Another issue to be considered, Snively told delegates at the Economics of ECE Forum in November, is the ballooning costs at the other end of a neglected childhood.
“I know this personally because I informally fostered a child from a neglectful environment when he was 17. By that stage, it took at least 10 different government agencies to keep him on the straight and narrow – and that was even with my husband and I spending hours each day with him.”
See a PowerPoint by Suzanne on ECE at www.educationaotearoa.org.nz
Real little people matter
The Lord of the Rings’ fictional little people received almost instant government support when their futures were threatened, said Dr Darrell Latham from Otago University in the Otago Daily Times. Yet NZEI is still struggling to get the same commitment from the government.
Nationwide, thousands of parents and teachers have hit the streets protesting for the reinstatement of ECE budgets.
NZEI has put together a range of resources for teachers and others to support its campaign – details of which can be found here: http://tinyurl.com/2claxqf and at ECEtogether.org.nz.
Already more than 2700 people have joined the campaign’s Facebook group.
The government has followed the ECE cuts by setting up an ECE taskforce, which NZEI fears will result in further reductions to the quality and funding of centres.

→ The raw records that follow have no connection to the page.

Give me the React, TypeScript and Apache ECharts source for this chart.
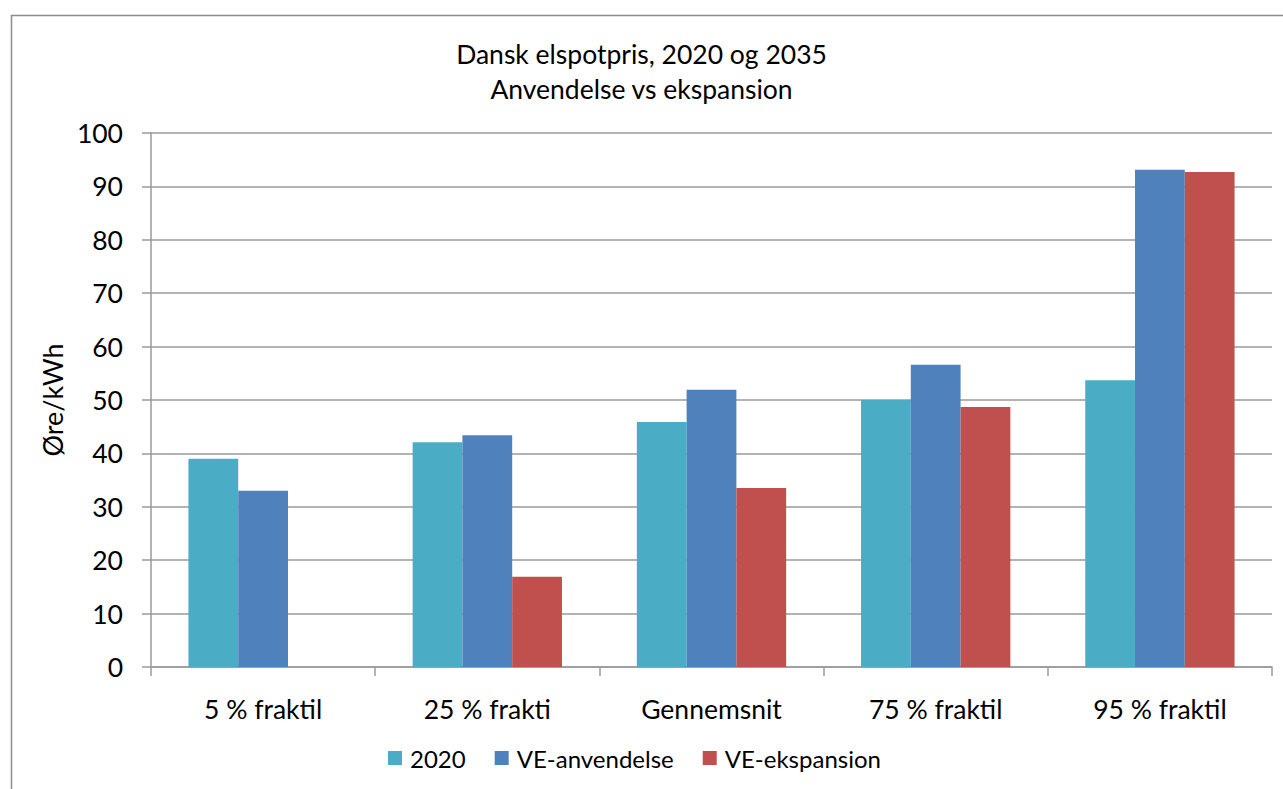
import React, { useEffect, useRef } from "react";
import * as echarts from "echarts";

const categories = ["5 % fraktil", "25 % frakti", "Gennemsnit", "75 % fraktil", "95 % fraktil"];
const seriesNames = ["2020", "VE-anvendelse", "VE-ekspansion"];
const values2020 = [39, 42.1, 45.9, 50, 53.7];
const valuesAnvendelse = [33, 43.4, 51.9, 56.6, 93.1];
const valuesEkspansion = [0, 16.9, 33.5, 48.7, 92.7];
const colors = ["#4BACC6", "#4F81BD", "#C0504D"];
const titleLines = ["Dansk elspotpris, 2020 og 2035", "Anvendelse vs ekspansion"];
const yAxisName = "Øre/kWh";

const FONT = "Lato, 'Open Sans', sans-serif";

export default function App() {
  const ref = useRef<HTMLDivElement>(null);
  useEffect(() => {
    document.body.style.margin = "0";
    if (!ref.current) return;
    const chart = echarts.init(ref.current, null, { renderer: "svg" });
    const data = [values2020, valuesAnvendelse, valuesEkspansion];
    chart.setOption({
      animation: false,
      backgroundColor: "#ffffff",
      textStyle: { fontFamily: FONT },
      graphic: [
        {
          type: "rect",
          shape: { x: 11.5, y: 15.5, width: 1300, height: 800 },
          style: { fill: "none", stroke: "#8c8c8c", lineWidth: 1.5 },
          silent: true,
        },
      ],
      title: {
        text: titleLines.join("\n"),
        left: "center",
        top: 31,
        textStyle: {
          fontFamily: FONT,
          fontSize: 26.5,
          fontWeight: "normal",
          color: "#000",
          lineHeight: 35,
        },
      },
      legend: {
        top: 741,
        left: 383,
        icon: "rect",
        itemWidth: 14,
        itemHeight: 14,
        itemGap: 29,
        textStyle: { fontFamily: FONT, fontSize: 24, color: "#000", padding: [0, 0, 0, 3] },
        data: seriesNames,
      },
      grid: { left: 151, right: 11, top: 133, bottom: 122, containLabel: false },
      xAxis: {
        type: "category",
        data: categories,
        axisLine: { lineStyle: { color: "#9a9a9a", width: 1.5 } },
        axisTick: { show: true, length: 9, lineStyle: { color: "#9a9a9a", width: 1.5 } },
        axisLabel: { fontFamily: FONT, fontSize: 26.5, color: "#000", margin: 28 },
      },
      yAxis: {
        type: "value",
        min: 0,
        max: 100,
        interval: 10,
        name: yAxisName,
        nameLocation: "middle",
        nameGap: 79,
        nameRotate: 90,
        nameTextStyle: { fontFamily: FONT, fontSize: 27, color: "#000" },
        axisLine: { show: true, lineStyle: { color: "#9a9a9a", width: 1.5 } },
        axisTick: { show: true, length: 9, lineStyle: { color: "#9a9a9a", width: 1.5 } },
        axisLabel: { fontFamily: FONT, fontSize: 26.5, color: "#000", margin: 28 },
        splitLine: { lineStyle: { color: "#9a9a9a", width: 1.5 } },
      },
      series: seriesNames.map((name, i) => ({
        name,
        type: "bar",
        data: data[i],
        barGap: "0%",
        barCategoryGap: "33.4%",
        itemStyle: { color: colors[i] },
      })),
    });
    return () => chart.dispose();
  }, []);
  return <div ref={ref} style={{ width: 1283, height: 789 }} />;
}
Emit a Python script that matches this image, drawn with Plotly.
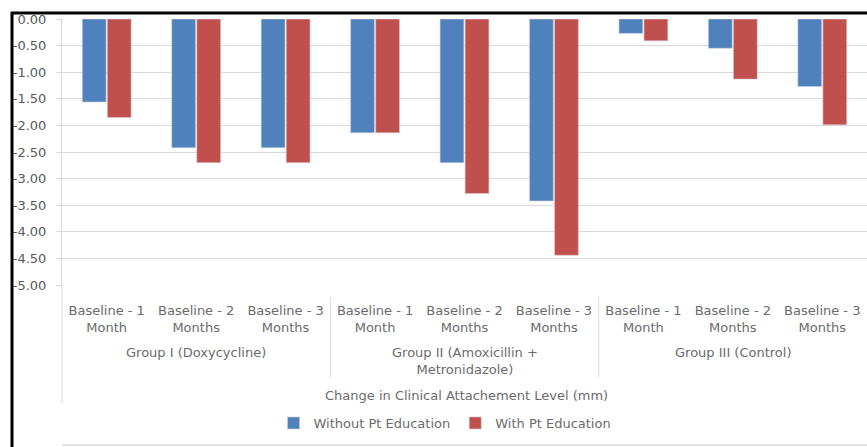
import plotly.graph_objects as go

# ---- data ----
groups = ["Group I (Doxycycline)", "Group II (Amoxicillin +<br>Metronidazole)", "Group III (Control)"]
periods = ["Baseline - 1<br>Month", "Baseline - 2<br>Months", "Baseline - 3<br>Months"]
without_edu = [-1.56, -2.42, -2.42, -2.14, -2.70, -3.42, -0.27, -0.55, -1.27]
with_edu = [-1.85, -2.70, -2.70, -2.14, -3.28, -4.44, -0.41, -1.13, -1.99]
y_ticks = [0, -0.5, -1.0, -1.5, -2.0, -2.5, -3.0, -3.5, -4.0, -4.5, -5.0]
axis_title = "Change in Clinical Attachement Level (mm)"
series_names = ["Without Pt Education", "With Pt Education"]

categories = [p for g in groups for p in periods]
idx = list(range(len(categories)))
n = len(categories)

W, H = 867, 447
ML, MR, MT, MB = 62, 0, 19, 162
plot_h = H - MT - MB
plot_w = W - ML - MR


def py(px):
    """pixel y -> paper y"""
    return (H - MB - px) / plot_h


def pxx(px):
    return (px - ML) / plot_w


FONT = "DejaVu Sans"
GRAY = "#6b6b6b"

fig = go.Figure()
fig.add_trace(go.Bar(x=idx, y=without_edu, name=series_names[0],
                     marker=dict(color="#4F81BD", line=dict(color="#c9cfd8", width=0.6))))
fig.add_trace(go.Bar(x=idx, y=with_edu, name=series_names[1],
                     marker=dict(color="#C0504D", line=dict(color="#d9c9c9", width=0.6))))

annotations = []
for gi, g in enumerate(groups):
    center = gi * len(periods) + (len(periods) - 1) / 2
    annotations.append(dict(x=center, xref="x", y=py(343), yref="paper", yanchor="top",
                            text=g, showarrow=False, font=dict(family=FONT, size=13, color=GRAY)))
annotations.append(dict(x=pxx(467), xref="paper", y=py(395), yref="paper", yanchor="middle",
                        text=axis_title, showarrow=False, font=dict(family=FONT, size=13, color=GRAY)))

shapes = []
# group dividers
for gi in range(1, len(groups)):
    xp = (gi * len(periods)) / n
    shapes.append(dict(type="line", xref="paper", yref="paper", x0=xp, x1=xp,
                       y0=py(297), y1=py(378), line=dict(color="#D9D9D9", width=1)))
# left axis extension
shapes.append(dict(type="line", xref="paper", yref="paper", x0=0, x1=0,
                   y0=0, y1=py(403), line=dict(color="#D9D9D9", width=1)))
# bottom line
shapes.append(dict(type="line", xref="paper", yref="paper", x0=0, x1=1,
                   y0=py(445), y1=py(445), line=dict(color="#D9D9D9", width=1.5)))
# black frame
shapes.append(dict(type="line", xref="paper", yref="paper", x0=pxx(11), x1=1.01,
                   y0=py(13), y1=py(13), line=dict(color="black", width=3)))
shapes.append(dict(type="line", xref="paper", yref="paper", x0=pxx(12), x1=pxx(12),
                   y0=py(12), y1=py(450), line=dict(color="black", width=3)))

fig.update_layout(
    width=W, height=H,
    margin=dict(l=ML, r=MR, t=MT, b=MB),
    paper_bgcolor="white", plot_bgcolor="white",
    barmode="group", bargap=0.44, bargroupgap=0.05,
    font=dict(family=FONT, size=13, color=GRAY),
    showlegend=True,
    legend=dict(orientation="h", x=pxx(445), xanchor="center", y=py(423), yanchor="middle",
                font=dict(family=FONT, size=13, color=GRAY), itemwidth=30,
                traceorder="normal"),
    annotations=annotations,
    shapes=shapes,
)
fig.update_xaxes(range=[-0.5, n - 0.5], tickvals=idx, ticktext=categories,
                 showgrid=False, zeroline=False, showline=False, ticks="",
                 ticklabelstandoff=16, tickfont=dict(family=FONT, size=13, color=GRAY))
fig.update_yaxes(range=[-5, 0], tickvals=y_ticks, ticktext=[f"{v:.2f}" for v in y_ticks],
                 showgrid=True, gridcolor="#D9D9D9", gridwidth=1, zeroline=False,
                 showline=True, linecolor="#D9D9D9", linewidth=1,
                 ticks="outside", ticklen=5, tickcolor="#D9D9D9",
                 ticklabelstandoff=7,
                 tickfont=dict(family=FONT, size=13, color="#595959"))

fig.write_html("out.html", config={"displayModeBar": False},
               post_script="document.body.style.margin='0';document.body.style.overflow='hidden';")
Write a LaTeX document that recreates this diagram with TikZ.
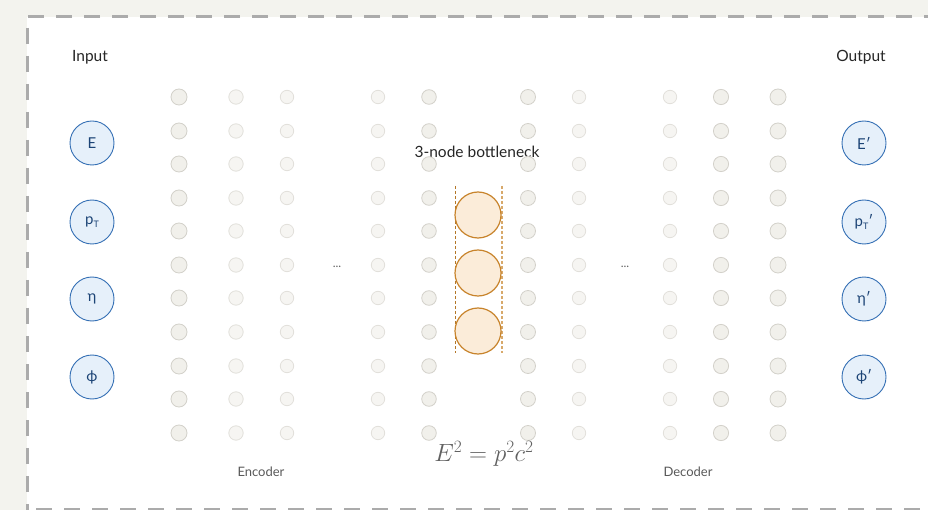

Find out more at ecetogether@nzei.org.nz .

Reader Comments (1)
Whilst the benefits of high quality early childhood education are well understood. The ongoing problem that we encounter, is the inability of some parents to get off the couch and bring their children to preschool. It is not uncommon for a child to be enrolled under our totally free system, then to attend so infrequently that the benefits to the child are not fully achieved. Very very frustrating as an educator.